Brands and advertisers now increasingly want to reach to their target audience through multiple devices. A mobile phone is the only device that a consumer carries all the time and therefore it can play a key role in increasing the effectiveness of advertising campaigns by extending the consumer engagement period. For example, according to John Zehr, Senior VP and General Manager for ESPN Mobile, a large number of users access their mobile app and mobile site on weekends to access sports updates, news, and other information on their mobile phones while they are outside on a beach, at a restaurant, or shopping.

The reality today:  mobile advertising is not yet a high-volume high-revenue business

Despite all the positive developments, for the ad agencies, the revenues from designing a mobile banner/display ad is very little compared to working for TV, magazines and online advertising campaigns. As a result, ad agencies at present don’t find the mobile platform attractive enough and operators should consider offering them a higher revenue share.

Average spend on mobile advertising campaigns is creeping up but not at a very strong pace. In terms of who the big companies are that are currently spending on mobile advertising, it’s the same big budget companies that spend the most on all forms of advertising. Almost 70 per cent of the top 20 brands in the UK have run a mobile advertising/marketing campaign, spending in the range of US$5,000 to US$1 million.

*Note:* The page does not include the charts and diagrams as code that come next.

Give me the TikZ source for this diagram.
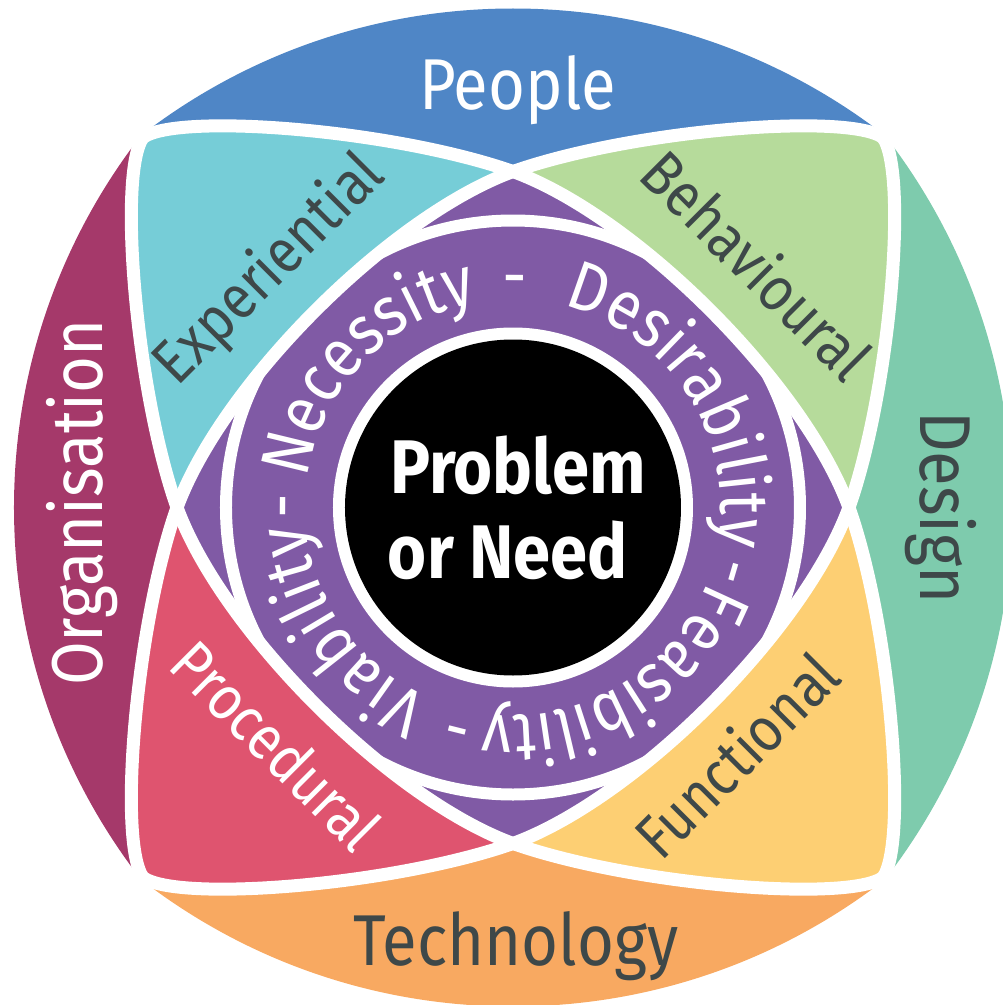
\documentclass[tikz,border=0pt]{standalone}
\usepackage{fontspec}
\setmainfont{Fira Sans}
\newfontfamily\labelfont[FakeStretch=0.88]{Fira Sans}
\usetikzlibrary{decorations.text}

\definecolor{cPeople}{RGB}{79,134,198}
\definecolor{cDesign}{RGB}{126,203,173}
\definecolor{cTech}{RGB}{248,169,97}
\definecolor{cOrg}{RGB}{165,57,106}
\definecolor{cExp}{RGB}{118,205,215}
\definecolor{cBeh}{RGB}{182,219,155}
\definecolor{cFunc}{RGB}{253,207,115}
\definecolor{cProc}{RGB}{223,84,111}
\definecolor{cPurple}{RGB}{128,90,165}
\definecolor{txt}{RGB}{62,72,73}

\newcommand\ringfont{\labelfont\fontsize{69}{69}\selectfont}

\tikzset{
  whitegap/.style={draw=white, line width=13pt, line cap=round},
  axislabel/.style={font={\labelfont\fontsize{72}{72}\selectfont}, inner sep=0pt, anchor=base},
  cornerlabel/.style={font={\labelfont\fontsize{62}{62}\selectfont}, inner sep=0pt, anchor=base},
  corelabel/.style={font={\labelfont\bfseries\fontsize{76}{76}\selectfont}, text=white, inner sep=0pt, anchor=base},
  ringword/.style={decorate, decoration={text along path, text color=white, text={|\ringfont|#1}}},
}

\begin{document}
\begin{tikzpicture}[x=1pt,y=1pt]
\useasboundingbox (-513,-497.5) rectangle (490,507.5);
\clip (-513,-497.5) rectangle (490,507.5);

% four outer petals: disc of the outer arc, cut by the two crossing curves
\foreach \a/\col in {0/cPeople,-90/cDesign,180/cTech,90/cOrg}{
  \begin{scope}[rotate=\a]
    \clip (-370,370) .. controls (-335,395) and (-120,378) .. (0,336)
          .. controls (120,378) and (335,395) .. (370,370)
          -- (370,700) -- (-370,700) -- cycle;
    \fill[\col] (0,-109) circle[radius=608];
  \end{scope}
}

% four corner regions
\foreach \a/\col in {0/cExp,-90/cBeh,180/cFunc,90/cProc}{
  \fill[\col, rotate=\a] (-370,370) .. controls (-335,395) and (-120,378) .. (0,336)
     .. controls (-123,291) and (-291,123) .. (-336,0)
     .. controls (-378,120) and (-395,335) .. (-370,370) -- cycle;
}

% central curved diamond
\fill[cPurple] (0,336) .. controls (123,291) and (291,123) .. (336,0)
   .. controls (291,-123) and (123,-291) .. (0,-336)
   .. controls (-123,-291) and (-291,-123) .. (-336,0)
   .. controls (-291,123) and (-123,291) .. (0,336) -- cycle;

% outline of the ring, kept inside the diamond
\begin{scope}
  \clip (0,336) .. controls (123,291) and (291,123) .. (336,0)
     .. controls (291,-123) and (123,-291) .. (0,-336)
     .. controls (-123,-291) and (-291,-123) .. (-336,0)
     .. controls (-291,123) and (-123,291) .. (0,336) -- cycle;
  \draw[white, line width=12pt] (0,0) circle[radius=287];
\end{scope}

% white separating curves
\foreach \a in {0,90,180,270}{
  \draw[whitegap, rotate=\a] (-370,370) .. controls (-335,395) and (-120,378) .. (0,336)
     .. controls (123,291) and (291,123) .. (336,0)
     .. controls (378,-120) and (395,-335) .. (370,-370);
}

% core disc
\fill[white] (0,0) circle[radius=180];
\fill[black] (0,0) circle[radius=168];
\node[corelabel] (problem) at (5,14.5) {Problem};
\node[corelabel] (need) at (-5,-70.5) {or Need};

% words around the ring, read clockwise
\path[ringword={Necessity}] (172:208) arc[start angle=172, end angle=40, radius=208];
\path[ringword={-}] (93:208) arc[start angle=93, end angle=60, radius=208];
\path[ringword={Desirability}] (76:208) arc[start angle=76, end angle=-60, radius=208];
\path[ringword={-}] (-13:208) arc[start angle=-13, end angle=-40, radius=208];
\path[ringword={Feasibility}] (-20.7:208) arc[start angle=-20.7, end angle=-150, radius=208];
\path[ringword={-}] (-100.7:208) arc[start angle=-100.7, end angle=-130, radius=208];
\path[ringword={Viability}] (-113.7:208) arc[start angle=-113.7, end angle=-240, radius=208];
\path[ringword={-}] (-177:208) arc[start angle=-177, end angle=-210, radius=208];

% outer labels
\node[axislabel, text=white] (people) at (4.5,397.5) {People};
\node[axislabel, text=txt, rotate=-90] (design) at (407,0) {Design};
\node[axislabel, text=txt] (technology) at (3,-457.5) {Technology};
\node[axislabel, text=white, rotate=90] (organisation) at (-410,5) {Organisation};

% corner labels
\node[cornerlabel, text=txt, rotate=45] (experiential) at (-230.5,225) {Experiential};
\node[cornerlabel, text=txt, rotate=-45] (behavioural) at (227.5,226.5) {Behavioural};
\node[cornerlabel, text=txt, rotate=45] (functional) at (239.5,-264) {Functional};
\node[cornerlabel, text=white, rotate=-45] (procedural) at (-252.5,-254) {Procedural};
\end{tikzpicture}
\end{document}
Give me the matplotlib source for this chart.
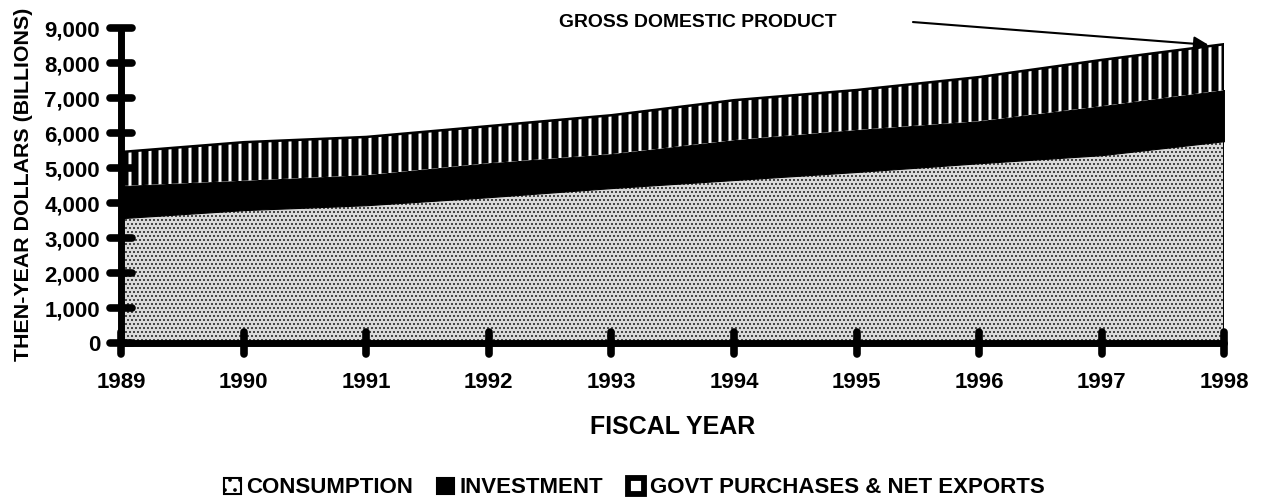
import matplotlib
matplotlib.use('Agg')
import matplotlib.pyplot as plt
from matplotlib.markers import MarkerStyle
from matplotlib.patches import Patch
import numpy as np

plt.rcParams['font.family'] = ['Liberation Sans', 'DejaVu Sans']
plt.rcParams['font.weight'] = 'bold'

years = [1989, 1990, 1991, 1992, 1993, 1994, 1995, 1996, 1997, 1998]
consumption = [3570, 3800, 3940, 4170, 4430, 4660, 4890, 5140, 5370, 5770]
investment = [920, 840, 860, 970, 970, 1140, 1200, 1200, 1400, 1460]
govt_net_exports = [970, 1100, 1090, 1060, 1110, 1140, 1140, 1260, 1320, 1310]
labels = ['CONSUMPTION', 'INVESTMENT', 'GOVT PURCHASES & NET EXPORTS']

cons = np.array(consumption)
inv_top = cons + np.array(investment)
gdp = inv_top + np.array(govt_net_exports)

# dpi 120 so the hatch spacing matches the original; sizes below are
# tuned at 100 dpi and scaled with K
DPI = 120
K = 100 / DPI

fig = plt.figure(figsize=(1261 / DPI, 501 / DPI), dpi=DPI)
ax = fig.add_axes([0.096, 0.315, 0.875, 0.629])

c_area = ax.fill_between(years, 0, cons, facecolor='#dadada', edgecolor='#2a2a2a',
                         hatch='.....', linewidth=0)
c_area.set_hatch_linewidth(0.9 * K)
ax.fill_between(years, cons, inv_top, facecolor='black', edgecolor='black',
                linewidth=0.8 * K)
g_area = ax.fill_between(years, inv_top, gdp, facecolor='white', edgecolor='black',
                         hatch='||', linewidth=0)
g_area.set_hatch_linewidth(4.2)
ax.plot(years, gdp, color='black', linewidth=1.8 * K)
ax.plot([years[-1], years[-1]], [0, gdp[-1]], color='black', linewidth=1.4 * K)

ax.set_xlim(years[0], years[-1])
ax.set_ylim(0, 9000)
ax.set_xticks(years)
ax.set_yticks(np.arange(0, 9001, 1000))
ax.yaxis.set_major_formatter(matplotlib.ticker.FuncFormatter(lambda v, p: f'{int(v):,}'))

for s in ['top', 'right']:
    ax.spines[s].set_visible(False)
for s in ['left', 'bottom']:
    ax.spines[s].set_linewidth(5 * K)
    ax.spines[s].set_capstyle('round')
    ax.spines[s].set_zorder(5)

ax.tick_params(direction='inout', length=16 * K, width=5 * K, labelsize=16 * K)
ax.tick_params(axis='y', pad=7 * K)
ax.tick_params(axis='x', pad=13 * K)
# rounded tick marks centred on the axis lines
for t in ax.yaxis.get_major_ticks():
    t.tick1line.set_marker(MarkerStyle('_', capstyle='round'))
for t in ax.xaxis.get_major_ticks():
    t.tick1line.set_marker(MarkerStyle('|', capstyle='round'))
for t in ax.xaxis.get_major_ticks() + ax.yaxis.get_major_ticks():
    t.tick1line.set_markersize(16 * K)
    t.tick1line.set_markeredgewidth(5.5 * K)
    t.tick1line.set_zorder(6)
for lab in ax.get_xticklabels() + ax.get_yticklabels():
    lab.set_fontweight('bold')

ax.set_xlabel('FISCAL YEAR', fontsize=18 * K, fontweight='bold', labelpad=15.5 * K)
ax.set_ylabel('THEN-YEAR DOLLARS (BILLIONS)', fontsize=15.4 * K, fontweight='bold')
ax.yaxis.set_label_coords(-0.0797, 0.505)

fig.text(0.5535, 0.956, 'GROSS DOMESTIC PRODUCT', ha='center', va='center',
         fontsize=14 * K, fontweight='bold')
ax.annotate('', xy=(1997.87, gdp[-1] - 20), xycoords='data',
            xytext=(0.724, 0.956), textcoords='figure fraction',
            arrowprops=dict(arrowstyle='-|>', color='black', lw=1.5 * K,
                            mutation_scale=22 * K, shrinkA=0, shrinkB=0))

handles = [
    Patch(facecolor='white', edgecolor='black', hatch='..', linewidth=1.5 * K, label=labels[0]),
    Patch(facecolor='black', edgecolor='black', linewidth=1.5 * K, label=labels[1]),
    Patch(facecolor='white', edgecolor='black', linewidth=4.2 * K, label=labels[2]),
]
handles[0].set_hatch_linewidth(1.2 * K)

fig.legend(handles=handles, loc='center', bbox_to_anchor=(0.503, 0.026), ncol=3,
           frameon=False, handlelength=0.75, handleheight=0.75, handletextpad=0.25,
           columnspacing=1.1, borderpad=0, prop={'weight': 'bold', 'size': 16 * K})

fig.savefig('out.png', dpi=DPI, facecolor='white')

Also, the limited knowledge of the mobile industry amongst brands and advertising agencies is restricting the market growth. Brands and advertising agencies are showing more interest in mobile but the high industry fragmentation and fast innovation is confusing to them. These players have limited knowledge of the various mobile network technologies, handset considerations and OS platforms. As a result, currently the ad spending on mobile in most cases is still limited to a few thousand dollars on trial campaigns.

What needs to be done

Educating brands and advertising agencies about the mobile medium and making it easy for them to advertise on mobile will be the key to drive the mobile advertising market growth over the coming years. To achieve this, mobile operators and ad networks need to partner and work with a wide assortment of technology vendors and content publishers to address both the demand side, and the supply side market fragmentation.